Donde nunca se distraía, todo lo contrario, se mostraba atentísimo, era ante sus pacientes. Incurría, por el contrario, en distracciones legendarias cuando estaba de vacaciones y las contaba después con orgullo; en realidad, presumía a menudo de sus debilidades, que eran pocas, y nunca de sus virtudes, que eran la paciencia, el afecto y una sosegada valentía. Aparentemente frágil, poseía una rara fortaleza de ánimo, que se manifestaba más en el soportar que en el actuar, y que transmitía como un tesoro entre quienes lo rodeaban.

No sé demasiado de él antes de 1943; desde entonces no tuvo una vida feliz. Era judío, y para evitar ser capturado por los alemanes, en el otoño de aquel año hizo un intento de exiliarse en Suiza, junto con un amplio grupo de familiares. Todos ellos lograron cruzar la frontera, pero los guardias suizos se mostraron inflexibles: aceptaron únicamente a los ancianos, a los niños y a sus padres; todos los demás fueron devueltos a la frontera italiana: de hecho, a manos de los fascistas y de los alemanes. Nos conocimos en el campo de tránsito italiano de Fossoli, nos deportaron juntos, y desde entonces nunca nos separamos hasta nuestro regreso a Italia, en octubre de 1945.

A la llegada al campo de concentración, su esposa, que era una mujer amable, indefensa y tan dispuesta a defender a los demás como él, fue inmediatamente asesinada. Él había declarado su condición de médico, pero no sabía alemán, y le correspondió por lo tanto el destino común: afanarse en el barro y la nieve, empujando carros, sacar paladas de carbón, tierra y grava. Era un trabajo agotador para todos, mortal para él, físicamente débil, poco entrenado y ya de una cierta edad. Al cabo de pocos días de trabajo, los zapatos le hirieron los pies, estos se le hincharon, y tuvo que ser trasladado a la enfermería.

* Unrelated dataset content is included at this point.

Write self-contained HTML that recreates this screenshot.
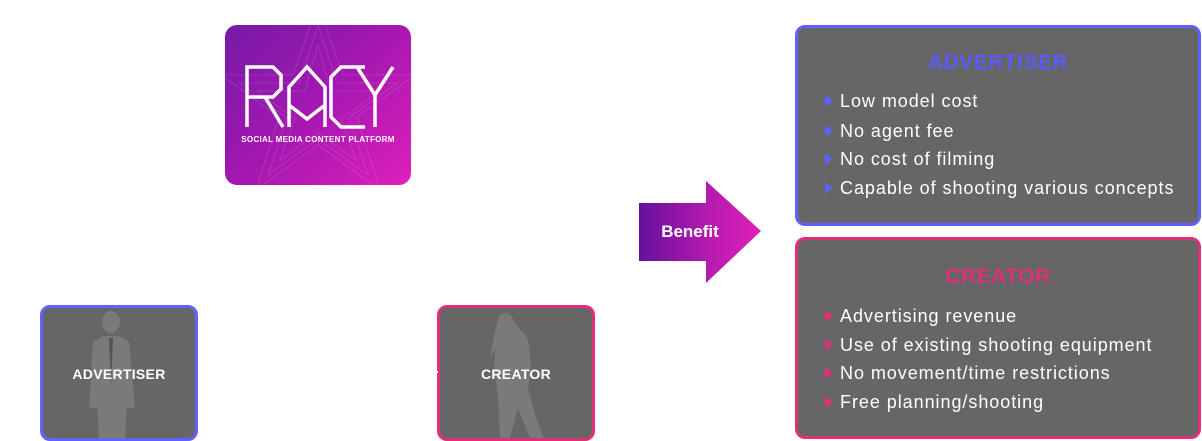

Allí las inspecciones de los médicos de las SS eran frecuentes: lo consideraban incapaz de trabajar, y lo incluían en las listas de la muerte por gas; más tarde, afortunadamente, intervenían sus colegas en ejercicio, los médicos-prisioneros de la enfermería, franceses o polacos: consiguieron nada menos que cuatro veces que se borrara su nombre. Pero en los intervalos entre las condenas y las provisionales absoluciones él nunca dejaba de ser quien era: frágil, pero no echado a perder por la inhumana vida del campo, mansa y serenamente consciente, amigo de todos, incapaz de resentimiento, sin angustia y sin miedo.

Fuimos liberados juntos; juntos recorrimos miles de kilómetros por tierras lejanas, e incluso en ese viaje interminable e inexplicable su figura gentil e indomable, su contagiosa capacidad de esperanza y su celo de médico sin medicinas resultaron preciosos no solo para nosotros, los escasísimos supervivientes de Auschwitz, sino también para otros miles de italianos, hombres y mujeres, en los inciertos caminos del regreso del exilio.

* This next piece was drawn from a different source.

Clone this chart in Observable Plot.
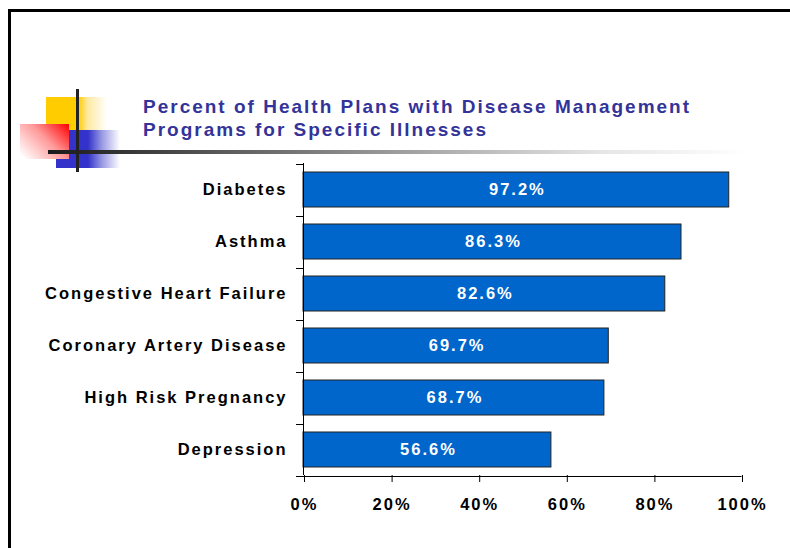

Finalmente de vuelta a Turín, se distinguió entre todos los supervivientes por su perseverancia en mantener viva la red de solidaridad entre sus compañeros de prisión, incluso lejanos, incluso extranjeros. Desde entonces, vivió durante casi cuarenta años en una condición que solo un hombre como él habría sido capaz de construir a su alrededor: solo para el registro civil, pero en realidad rodeado por una miríada de amigos, antiguos y recientes, los cuales se sentían en deuda con él por algo: muchos por la salud, otros por un sensato consejo, los de más allá solo por su presencia y por su sonrisa de niño, pero jamás olvidadiza ni dolorosa, que aligeraba los corazones.